This was posted a couple of weeks ago on the main StoneWater Zen blog, so now that it's been up there for a bit I thought I'd post it here too.
The title of this is a question I was asked online about a year ago, and I’ve just stumbled across my answer to it. We touch on the idea of ritual, ceremony and ‘the form’ from time to time in Northampton, especially when people come to their first sit with a service! Usually, I answer in various ways depending on the context and the person asking. On this occasion, not knowing the questioner, this is how I responded:
My answer is from the viewpoint of a Western Zen priest/monk who lives a lay life and yet still wears robes on meditation retreats (sesshin) and for a few other meditation sessions during the year (usually when also conducting service). My reasons for wearing my robe are complex and I don’t claim to have thought them out fully, but for what it’s worth…
- Because it’s expected of me. I put this first just to get it out of the way – it’s probably the least important, but that being said, if I pitch up to a meditation period on retreat without wearing my robes, I’d be asked to explain why (I might even have a good reason!). All that said, there’s a remarkable freedom in the restrictions of the monastic regime we maintain during sesshin, as contradictory as that might sound. A freedom from having to choose what to do, what to wear, what to say, what to eat… we voluntarily submit to such a strict regime and find ourselves frequently surprised by how free we feel from the tyranny of everyday decisions!
- Tradition. I practice Zen in a lineage that, like most Zen groups, traces our ‘bloodline’ back through generations of teachers all the way to the Buddha (and yes, I’m fully aware that some of this is mythological, some hagiographical, and some outright lies for political purposes in ancient China!). Part of this is that we’ve been handed down this practice in a particular form - we sit in a certain way, we chant certain texts, we conduct ourselves in the meditation hall in a certain way… and we dress in a certain way. Again, this ‘mere tradition’ is not terribly important to me, but expands into…

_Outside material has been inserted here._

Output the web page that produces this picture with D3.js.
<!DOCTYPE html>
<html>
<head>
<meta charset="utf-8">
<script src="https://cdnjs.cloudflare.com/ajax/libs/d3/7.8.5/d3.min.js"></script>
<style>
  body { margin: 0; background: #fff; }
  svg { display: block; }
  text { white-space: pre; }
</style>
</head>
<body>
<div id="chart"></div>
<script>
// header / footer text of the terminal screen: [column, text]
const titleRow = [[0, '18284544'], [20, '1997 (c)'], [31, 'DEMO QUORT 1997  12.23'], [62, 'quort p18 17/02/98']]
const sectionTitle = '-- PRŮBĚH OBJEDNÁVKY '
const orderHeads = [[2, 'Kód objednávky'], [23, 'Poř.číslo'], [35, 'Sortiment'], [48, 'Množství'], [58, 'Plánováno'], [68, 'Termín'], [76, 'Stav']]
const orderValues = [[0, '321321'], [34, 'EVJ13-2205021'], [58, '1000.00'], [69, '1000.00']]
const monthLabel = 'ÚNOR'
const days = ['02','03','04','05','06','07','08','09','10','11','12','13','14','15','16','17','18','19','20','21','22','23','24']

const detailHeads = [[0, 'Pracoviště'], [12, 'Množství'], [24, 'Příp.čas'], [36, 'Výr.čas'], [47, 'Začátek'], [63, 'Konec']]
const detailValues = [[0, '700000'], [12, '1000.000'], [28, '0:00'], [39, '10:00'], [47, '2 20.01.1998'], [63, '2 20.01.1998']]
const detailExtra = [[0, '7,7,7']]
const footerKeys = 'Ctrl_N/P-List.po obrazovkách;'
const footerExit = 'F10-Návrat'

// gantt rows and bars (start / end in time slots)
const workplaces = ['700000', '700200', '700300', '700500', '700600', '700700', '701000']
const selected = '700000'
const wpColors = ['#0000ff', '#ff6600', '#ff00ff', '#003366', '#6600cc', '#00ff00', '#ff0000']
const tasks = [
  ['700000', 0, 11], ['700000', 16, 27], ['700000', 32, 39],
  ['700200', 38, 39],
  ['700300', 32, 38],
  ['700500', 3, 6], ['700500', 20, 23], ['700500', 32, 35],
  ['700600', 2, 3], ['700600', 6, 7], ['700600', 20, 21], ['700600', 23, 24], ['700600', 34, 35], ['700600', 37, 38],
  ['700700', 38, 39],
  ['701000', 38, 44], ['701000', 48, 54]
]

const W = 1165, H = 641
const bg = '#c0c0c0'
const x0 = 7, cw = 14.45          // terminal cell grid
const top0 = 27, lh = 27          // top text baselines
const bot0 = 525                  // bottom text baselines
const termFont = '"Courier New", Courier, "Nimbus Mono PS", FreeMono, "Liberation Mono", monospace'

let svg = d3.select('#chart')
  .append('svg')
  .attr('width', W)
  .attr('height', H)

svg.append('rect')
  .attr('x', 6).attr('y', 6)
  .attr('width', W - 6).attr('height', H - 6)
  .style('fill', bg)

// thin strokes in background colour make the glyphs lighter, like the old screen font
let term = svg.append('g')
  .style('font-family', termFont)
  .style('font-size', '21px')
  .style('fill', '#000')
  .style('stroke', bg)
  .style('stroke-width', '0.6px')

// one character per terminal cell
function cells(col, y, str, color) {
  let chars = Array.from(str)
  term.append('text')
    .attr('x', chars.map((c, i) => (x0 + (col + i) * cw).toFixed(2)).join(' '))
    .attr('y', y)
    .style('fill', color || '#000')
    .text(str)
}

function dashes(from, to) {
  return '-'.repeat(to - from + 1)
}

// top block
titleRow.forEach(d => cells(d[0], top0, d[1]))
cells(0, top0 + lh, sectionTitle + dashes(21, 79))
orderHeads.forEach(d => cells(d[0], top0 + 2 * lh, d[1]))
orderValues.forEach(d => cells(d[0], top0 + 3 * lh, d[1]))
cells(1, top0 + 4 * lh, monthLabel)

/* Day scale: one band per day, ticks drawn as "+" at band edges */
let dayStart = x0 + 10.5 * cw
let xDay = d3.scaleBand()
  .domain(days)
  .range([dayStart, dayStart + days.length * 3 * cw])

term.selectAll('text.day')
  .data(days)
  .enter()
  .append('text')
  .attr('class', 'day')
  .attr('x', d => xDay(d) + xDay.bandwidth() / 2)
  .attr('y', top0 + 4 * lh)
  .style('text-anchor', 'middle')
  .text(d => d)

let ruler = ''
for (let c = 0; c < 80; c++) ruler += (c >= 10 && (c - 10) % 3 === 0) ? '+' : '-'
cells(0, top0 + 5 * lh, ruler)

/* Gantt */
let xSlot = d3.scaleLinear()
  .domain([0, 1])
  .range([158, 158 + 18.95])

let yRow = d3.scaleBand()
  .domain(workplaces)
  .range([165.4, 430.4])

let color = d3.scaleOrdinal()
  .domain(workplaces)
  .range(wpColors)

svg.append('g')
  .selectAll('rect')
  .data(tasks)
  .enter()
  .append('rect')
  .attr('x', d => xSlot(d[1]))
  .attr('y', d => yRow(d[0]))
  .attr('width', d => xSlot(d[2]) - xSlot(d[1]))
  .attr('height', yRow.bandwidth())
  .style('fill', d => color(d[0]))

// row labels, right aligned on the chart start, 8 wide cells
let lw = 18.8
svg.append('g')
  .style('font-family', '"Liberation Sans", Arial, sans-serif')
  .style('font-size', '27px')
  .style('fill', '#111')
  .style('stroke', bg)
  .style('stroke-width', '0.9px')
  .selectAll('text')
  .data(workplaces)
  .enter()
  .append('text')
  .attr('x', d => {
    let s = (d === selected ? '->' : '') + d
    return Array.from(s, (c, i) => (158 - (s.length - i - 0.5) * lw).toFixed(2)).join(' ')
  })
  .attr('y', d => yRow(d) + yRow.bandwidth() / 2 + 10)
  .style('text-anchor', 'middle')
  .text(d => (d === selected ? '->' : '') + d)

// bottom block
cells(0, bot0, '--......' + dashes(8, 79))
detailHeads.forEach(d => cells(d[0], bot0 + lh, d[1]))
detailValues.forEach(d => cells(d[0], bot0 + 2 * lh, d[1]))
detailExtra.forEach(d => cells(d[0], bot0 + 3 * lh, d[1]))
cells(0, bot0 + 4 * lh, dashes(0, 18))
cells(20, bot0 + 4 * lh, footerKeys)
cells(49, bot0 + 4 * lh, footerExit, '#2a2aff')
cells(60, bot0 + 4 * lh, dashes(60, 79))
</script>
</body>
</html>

- Gratitude. I keep the traditions, including wearing the robes, mainly as an expression of my ongoing gratitude to teachers and my dharma ancestors. My robes, for me, are a material expression of that gratitude, and a determination to continue the endless work to fulfil our vows, to end suffering and to save all sentient beings. I cannot express how important this aspect of robe wearing is for me.

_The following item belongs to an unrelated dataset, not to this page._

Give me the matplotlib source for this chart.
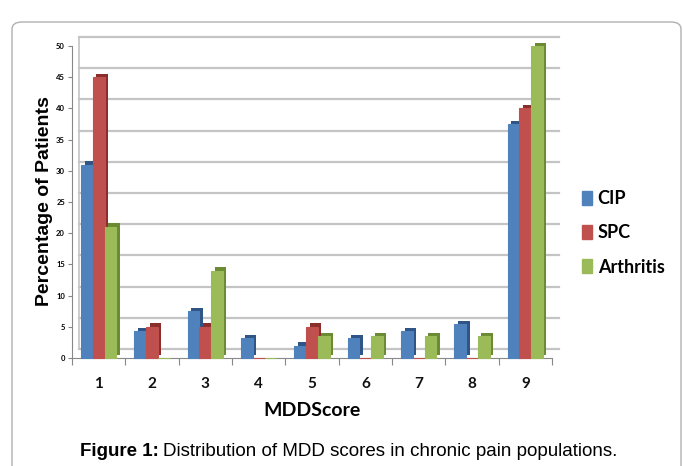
import matplotlib
matplotlib.use("Agg")
import matplotlib.pyplot as plt
import matplotlib.patheffects as pe
from matplotlib.transforms import ScaledTranslation
from matplotlib.patches import FancyBboxPatch, Patch
import numpy as np

categories = ["1", "2", "3", "4", "5", "6", "7", "8", "9"]
cip = [31, 4.3, 7.5, 3.2, 2, 3.2, 4.3, 5.4, 37.5]
spc = [45, 5, 5, 0, 5, 0, 0, 0, 40]
arthritis = [21, 0, 14, 0, 3.5, 3.5, 3.5, 3.5, 50]
series_names = ["CIP", "SPC", "Arthritis"]
yticks = [0, 5, 10, 15, 20, 25, 30, 35, 40, 45, 50]

colors = ["#4F81BD", "#C0504D", "#9BBB59"]
dark = ["#2F5486", "#8A2E2C", "#6A8A33"]

fig = plt.figure(figsize=(6.83, 4.66), dpi=100)
# outer rounded border
border = FancyBboxPatch((12/683, -0.05), (683-14)/683, (466-12)/466 + 0.05 - 10/466,
                        boxstyle="round,pad=0,rounding_size=0.015",
                        transform=fig.transFigure, fc="white", ec="#b0b0b0", lw=1.0,
                        zorder=-10)
fig.patches.append(border)

ax = fig.add_axes([72/683, 1-358/466, (552-72)/683, (358-46)/466])
ax.set_facecolor("none")
ax.set_xlim(0.5, 9.5)
ax.set_ylim(0, 50)
x = np.arange(1, len(categories)+1)
w = 0.22

# back-wall gridlines (offset up-right to mimic 3D)
ax.set_yticks(yticks)
ax.yaxis.grid(True, color="#c4c4c4", lw=1.6)
ax.set_axisbelow(True)
off = ScaledTranslation(7/100, 9/100, fig.dpi_scale_trans)
for gl in ax.get_ygridlines():
    gl.set_transform(gl.get_transform() + off)
    gl.set_clip_on(False)
ax.vlines(0.5, 0, 50, colors="#c4c4c4", lw=1.2, transform=ax.transData + off,
          zorder=1, clip_on=False)

for i, (vals, c, d) in enumerate(zip([cip, spc, arthritis], colors, dark)):
    bars = ax.bar(x + (i-1)*w, vals, width=w, color=c, edgecolor=c, lw=0.8,
                  zorder=3+i, clip_on=False)
    for b in bars:
        b.set_path_effects([pe.SimplePatchShadow(offset=(2.5, 2.5), shadow_rgbFace=d, alpha=1.0),
                            pe.Normal()])

for s in ["top", "right"]:
    ax.spines[s].set_visible(False)
ax.spines["left"].set_color("#888888")
ax.spines["bottom"].set_color("#888888")
ax.set_xticks(np.arange(0.5, 10.0, 1.0))
ax.set_xticklabels([])
ax.tick_params(axis="x", length=5, color="#888888", direction="out")
for xi, lab in zip(x, categories):
    ax.text(xi, -4.2, lab, ha="center", va="center", fontsize=11, fontweight="bold",
            family="Lato", color="#111111")
ax.set_yticklabels([str(t) for t in yticks], fontsize=5.5, fontweight="bold", family="Lato")
ax.tick_params(axis="y", length=3, color="#888888", pad=2)

fig.text(312/683, 1-411/466, "MDDScore", ha="center", va="center", fontsize=14,
         fontweight="bold", family="Lato")
fig.text(45/683, 1-201/466, "Percentage of Patients", ha="center", va="center",
         rotation=90, fontsize=14, fontweight="bold", family="Liberation Sans")

handles = [Patch(facecolor=c, edgecolor=c) for c in colors]
leg = fig.legend(handles, series_names, loc="center left", bbox_to_anchor=(566/683, 1-233/466),
                 frameon=False, prop={"family": "Lato", "weight": "bold", "size": 13},
                 handlelength=0.55, handleheight=0.8, handletextpad=0.3, labelspacing=0.95)

t1 = fig.text(80/683, 1-451/466, "Figure 1:", ha="left", va="center", fontsize=13.5,
              fontweight="bold", family="Liberation Sans")
fig.canvas.draw()
bb = t1.get_window_extent()
fig.text((bb.x1 + 4)/683, 1-451/466, "Distribution of MDD scores in chronic pain populations.",
         ha="left", va="center", fontsize=13.5, family="Liberation Sans")

fig.savefig("out.png", dpi=100)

- Other people’s projections. We wear the robes not just for ourselves but also for other people. Putting on the robe for the first time during my tokudo ceremony was very moving: it was an outward expression of my commitment to service to the sangha - both in the local and universal sense. When I wear the robes, I represent not myself but something else, and ideal I suppose, and it’s very interesting to observe others’ responses to this. I’ve seen responses from surprised (“What the f*** is that?” – inmate during prison visit!) to respect (being called ‘father’ by a well-meaning Catholic lady at a public interfaith event was memorable) to outright veneration. I was surprised and initially very uncomfortable when visiting a Thai patient in a mental health hospital who bowed down and touched her head to my feet – until I realised it was nothing to do with me but the robes and what they meant to her, even if not the saffron robes she was probably used to seeing. On a more prosaic level, wearing the robes within our own sangha marks one out as, I hope, someone who’s been in the practice for a while and who can provide support and spiritual friendship.

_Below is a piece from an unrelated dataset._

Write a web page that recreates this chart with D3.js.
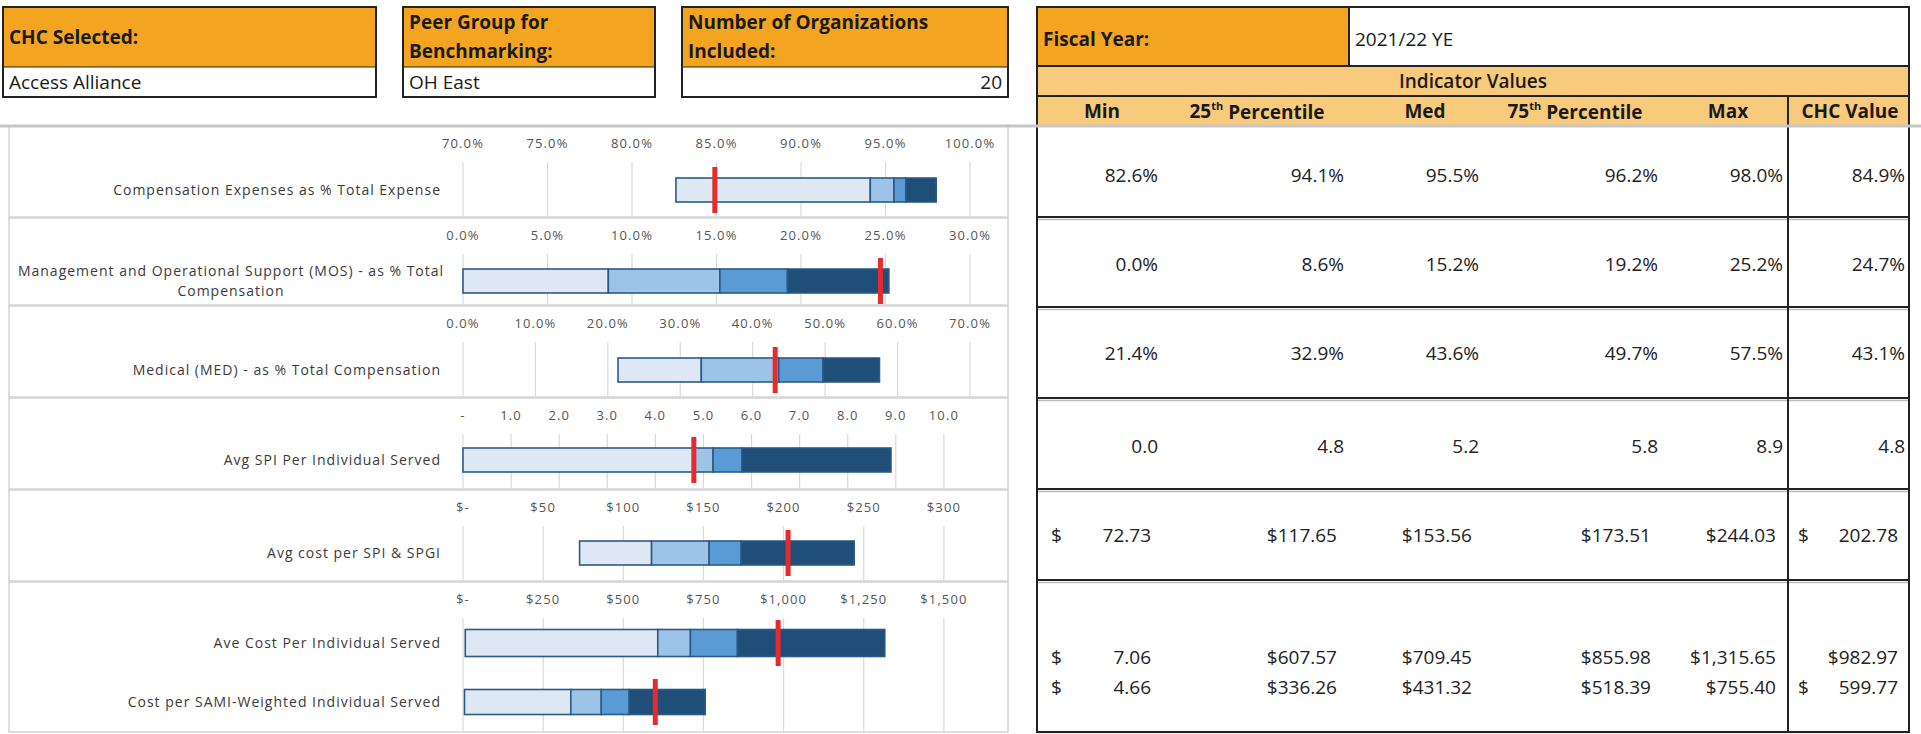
<!DOCTYPE html>
<html>
<head>
<meta charset="utf-8">
<script src="https://cdn.jsdelivr.net/npm/d3@7"></script>
<style>
body { margin: 0; background: #fff; }
svg text { font-family: "Open Sans", "DejaVu Sans", sans-serif; }
</style>
</head>
<body>
<div id="sheet"></div>
<script>
// header info
var chcSelected = "Access Alliance";
var peerGroup = "OH East";
var orgCount = 20;
var fiscalYear = "2021/22 YE";

// indicators (\n = line break in chart label)
var indicators = [
    "Compensation Expenses as % Total Expense",
    "Management and Operational Support (MOS) - as % Total\nCompensation",
    "Medical (MED) - as % Total Compensation",
    "Avg SPI Per Individual Served",
    "Avg cost per SPI & SPGI",
    "Ave Cost Per Individual Served",
    "Cost per SAMI-Weighted Individual Served"
];
var valueType = ["pct", "pct", "pct", "num", "usd", "usd", "usd"];

var minVals = [82.6, 0.0, 21.4, 0.0, 72.73, 7.06, 4.66];
var p25Vals = [94.1, 8.6, 32.9, 4.8, 117.65, 607.57, 336.26];
var medVals = [95.5, 15.2, 43.6, 5.2, 153.56, 709.45, 431.32];
var p75Vals = [96.2, 19.2, 49.7, 5.8, 173.51, 855.98, 518.39];
var maxVals = [98.0, 25.2, 57.5, 8.9, 244.03, 1315.65, 755.40];
var chcVals = [84.9, 24.7, 43.1, 4.8, 202.78, 982.97, 599.77];
// CHC cells shown in accounting format ($ at left of cell)
var chcAccounting = [false, false, false, false, true, false, true];

// chart panels: which panel each indicator sits in, and each panel's axis
var panelOf = [0, 1, 2, 3, 4, 5, 5];
var panelTicks = [
    [70, 75, 80, 85, 90, 95, 100],
    [0, 5, 10, 15, 20, 25, 30],
    [0, 10, 20, 30, 40, 50, 60, 70],
    [0, 1, 2, 3, 4, 5, 6, 7, 8, 9, 10],
    [0, 50, 100, 150, 200, 250, 300],
    [0, 250, 500, 750, 1000, 1250, 1500]
];
var panelMin = [70, 0, 0, 0, 0, 0];
var panelMax = [100, 30, 70, 11.25, 337.5, 1687.5];
var panelFormat = ["pct", "pct", "pct", "num", "usd", "usd"];

var headerCols = [["Min"], ["25", "th", " Percentile"], ["Med"], ["75", "th", " Percentile"], ["Max"], ["CHC Value"]];

// layout
var W = 1921, H = 734;
var orange = "#f3a521", lightOrange = "#f8ca7c";
var segColors = ["#dee8f4", "#9dc3e6", "#5b9bd5", "#1f4e79"];
var panelTop = [126, 218, 306, 398, 490, 582, 733];
var xLeft = 463;
var labelRight = 441;
var tableX0 = 1037, tableX1 = 1909, chcSep = 1788;
var tableLines = [126, 217, 307, 398, 489, 580, 732];
var valueY = [175, 264, 353, 446, 535, 657, 687];
var colRight = [1158, 1344, 1479, 1658, 1783, 1905];
var colCenter = [1102, 1257, 1425, 1575, 1728, 1850];

var svg = d3.select("#sheet").append("svg")
    .attr("width", W)
    .attr("height", H);

function fmtValue(v, type) {
    if (type == "pct") return d3.format(".1f")(v) + "%";
    if (type == "num") return d3.format(".1f")(v);
    return "$" + d3.format(",.2f")(v);
}

function fmtTick(v, type) {
    if (type == "pct") return d3.format(".1f")(v) + "%";
    if (type == "num") return v == 0 ? "-" : d3.format(".1f")(v);
    return v == 0 ? "$-" : "$" + d3.format(",")(v);
}

// ---------- top info boxes ----------
function infoBox(x, w, lines, value, alignRight) {
    var g = svg.append("g");
    g.append("rect").attr("x", x).attr("y", 7).attr("width", w).attr("height", 60).attr("fill", orange);
    g.append("rect").attr("x", x).attr("y", 7).attr("width", w).attr("height", 90)
        .attr("fill", "none").attr("stroke", "#222").attr("stroke-width", 2);
    g.append("line").attr("x1", x).attr("x2", x + w).attr("y1", 67).attr("y2", 67)
        .attr("stroke", "#222").attr("stroke-width", 1);
    var ys = lines.length == 1 ? [37] : [22, 51];
    lines.forEach(function (t, i) {
        g.append("text").attr("x", x + 6).attr("y", ys[i]).attr("dy", ".35em")
            .attr("font-size", 19).attr("font-weight", "bold").attr("fill", "#1a1a1a")
            .text(t);
    });
    g.append("text")
        .attr("x", alignRight ? x + w - 6 : x + 6)
        .attr("y", 82).attr("dy", ".35em")
        .attr("text-anchor", alignRight ? "end" : "start")
        .attr("font-size", 19).attr("fill", "#1a1a1a")
        .text(value);
}

infoBox(3, 373, ["CHC Selected:"], chcSelected, false);
infoBox(403, 252, ["Peer Group for", "Benchmarking:"], peerGroup, false);
infoBox(682, 326, ["Number of Organizations", "Included:"], orgCount, true);

// ---------- right table header ----------
svg.append("rect").attr("x", tableX0).attr("y", 7).attr("width", 312).attr("height", 59).attr("fill", orange);
svg.append("rect").attr("x", tableX0).attr("y", 66).attr("width", tableX1 - tableX0).attr("height", 60).attr("fill", lightOrange);
svg.append("text").attr("x", tableX0 + 6).attr("y", 39).attr("dy", ".35em")
    .attr("font-size", 19).attr("font-weight", "bold").attr("fill", "#1a1a1a").text("Fiscal Year:");
svg.append("text").attr("x", 1355).attr("y", 39).attr("dy", ".35em")
    .attr("font-size", 19).attr("fill", "#1a1a1a").text(fiscalYear);
svg.append("text").attr("x", (tableX0 + tableX1) / 2).attr("y", 81).attr("dy", ".35em")
    .attr("text-anchor", "middle").attr("font-size", 19).attr("font-weight", 600)
    .attr("fill", "#1a1a1a").text("Indicator Values");

headerCols.forEach(function (parts, i) {
    var t = svg.append("text").attr("x", colCenter[i]).attr("y", 111).attr("dy", ".35em")
        .attr("text-anchor", "middle").attr("font-size", 19).attr("font-weight", "bold").attr("fill", "#1a1a1a");
    parts.forEach(function (p, j) {
        var ts = t.append("tspan").text(p);
        if (j == 1) ts.attr("font-size", 11).attr("dy", "-0.7em");
        if (j == 2) ts.attr("dy", "0.45em");
    });
});

// table row lines: faint grey shadow then black rule
tableLines.slice(1).forEach(function (y) {
    svg.append("line").attr("x1", tableX0).attr("x2", tableX1).attr("y1", y + 2.5).attr("y2", y + 2.5)
        .attr("stroke", "#bdbdbd").attr("stroke-width", 1.5);
});

// header borders
var hb = svg.append("g").attr("stroke", "#222").attr("stroke-width", 2).attr("fill", "none");
hb.append("rect").attr("x", tableX0).attr("y", 7).attr("width", tableX1 - tableX0).attr("height", H - 2 - 7);
hb.append("line").attr("x1", 1349).attr("x2", 1349).attr("y1", 7).attr("y2", 66);
hb.append("line").attr("x1", tableX0).attr("x2", tableX1).attr("y1", 66).attr("y2", 66);
hb.append("line").attr("x1", tableX0).attr("x2", tableX1).attr("y1", 96).attr("y2", 96);
hb.append("line").attr("x1", chcSep).attr("x2", chcSep).attr("y1", 96).attr("y2", H - 2);
tableLines.slice(1).forEach(function (y) {
    hb.append("line").attr("x1", tableX0).attr("x2", tableX1).attr("y1", y).attr("y2", y);
});

// ---------- table values ----------
var rows = indicators.map(function (name, i) {
    return [minVals[i], p25Vals[i], medVals[i], p75Vals[i], maxVals[i], chcVals[i]];
});

rows.forEach(function (vals, i) {
    var type = valueType[i];
    vals.forEach(function (v, c) {
        var acct = type == "usd" && (c == 0 || (c == 5 && chcAccounting[i]));
        var txt = fmtValue(v, type);
        var xr = colRight[c] - (type == "usd" ? 7 : 0);
        if (acct) {
            txt = txt.slice(1);
            svg.append("text").attr("x", c == 0 ? 1051 : 1798).attr("y", valueY[i]).attr("dy", ".35em")
                .attr("font-size", 19).attr("fill", "#222").text("$");
        }
        svg.append("text").attr("x", xr).attr("y", valueY[i]).attr("dy", ".35em")
            .attr("text-anchor", "end").attr("font-size", 19).attr("fill", "#222")
            .text(txt);
    });
});

// ---------- bullet charts ----------
var panels = d3.range(6).map(function (p) {
    var right = p < 3 ? 970 : 1004;
    return {
        top: panelTop[p],
        bottom: panelTop[p + 1],
        x: d3.scaleLinear().domain([panelMin[p], panelMax[p]]).range([xLeft, right])
    };
});

panels.forEach(function (pn, p) {
    var g = svg.append("g");
    // gridlines
    g.selectAll("line.grid")
        .data(panelTicks[p])
        .enter().append("line")
        .attr("x1", function (d) { return pn.x(d); })
        .attr("x2", function (d) { return pn.x(d); })
        .attr("y1", pn.top + 36)
        .attr("y2", pn.bottom - 2)
        .attr("stroke", "#d9d9d9")
        .attr("stroke-width", 1.2);
    // tick labels on top
    g.selectAll("text.tick")
        .data(panelTicks[p])
        .enter().append("text")
        .attr("x", function (d) { return pn.x(d); })
        .attr("y", pn.top + 17)
        .attr("dy", ".35em")
        .attr("text-anchor", "middle")
        .attr("font-size", 13)
        .attr("letter-spacing", 1.1)
        .attr("fill", "#555")
        .text(function (d) { return fmtTick(d, panelFormat[p]); });
});

// bar positions within panel
var barOffset = [64, 63, 64, 62, 63, 61, 120];
var barH = [24, 24, 24, 24, 24, 27, 25];

indicators.forEach(function (name, i) {
    var pn = panels[panelOf[i]];
    var x = pn.x;
    var cy = pn.top + barOffset[i];
    var bounds = [minVals[i], p25Vals[i], medVals[i], p75Vals[i], maxVals[i]];
    var segs = d3.range(4).map(function (k) { return {a: bounds[k], b: bounds[k + 1], k: k}; });

    svg.selectAll(null)
        .data(segs)
        .enter().append("rect")
        .attr("x", function (d) { return x(d.a); })
        .attr("width", function (d) { return Math.max(0, x(d.b) - x(d.a)); })
        .attr("y", cy - barH[i] / 2)
        .attr("height", barH[i])
        .attr("fill", function (d) { return segColors[d.k]; })
        .attr("stroke", "#2b5a86")
        .attr("stroke-width", 1.6);

    // CHC marker
    svg.append("rect")
        .attr("x", x(chcVals[i]) - 2.5)
        .attr("width", 5)
        .attr("y", cy - 23)
        .attr("height", 46)
        .attr("fill", "#e52b2e");

    // label
    var lines = name.split("\n");
    var lbl = svg.append("text")
        .attr("font-size", 14)
        .attr("letter-spacing", 1.0)
        .attr("fill", "#3a3a3a");
    if (lines.length == 1) {
        lbl.attr("x", labelRight).attr("y", cy).attr("dy", ".35em")
            .attr("text-anchor", "end").text(name);
    } else {
        lbl.attr("text-anchor", "middle");
        lines.forEach(function (l, j) {
            lbl.append("tspan").attr("x", 231).attr("y", cy - 10 + j * 20).attr("dy", ".35em").text(l);
        });
    }
});

// panel frames
var frames = svg.append("g").attr("fill", "none");
panels.forEach(function (pn) {
    frames.append("rect")
        .attr("x", 9).attr("y", pn.top)
        .attr("width", 999).attr("height", pn.bottom - pn.top - 1)
        .attr("stroke", "#d4d4d4").attr("stroke-width", 1.5);
});

// grey divider under the header area
svg.append("line")
    .attr("x1", 0).attr("x2", W).attr("y1", 126).attr("y2", 126)
    .attr("stroke", "#c6c6c6").attr("stroke-width", 3);
</script>
</body>
</html>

- As part of my practice. My jukai preceptor has often talked about the robes as teaching us – physically wearing them, all those layers and ridiculously long sleeves etc, with the kesa arranged just so over the top, is demanding! You can’t wander about mindlessly in robes like you can in a t-shirt and trackie bottoms. You can’t even hang your hands down by your side, but must be continually in shasshu, hands clasped in front of you, to keep your kesa and koromo sleeves off the ground. Even walking through a door mindlessly can be a hazard – the number of times my sleeve has caught in a doorhandle as I’ve passed through and spun me around…! Especially in the Zendo, making sure your kesa doesn’t touch the ground, trying to move quietly and nobly through this special space while managing metres and metres of material… it’s fascinating how much I’ve learned about the way I normally move because of wearing the robes.
Bound to be others… think I’ve probably bored you enough by now. But I hope that I’ve given you the impression that wearing the robes is a psychologically rich and complex matter, and not something that one enters into lightly.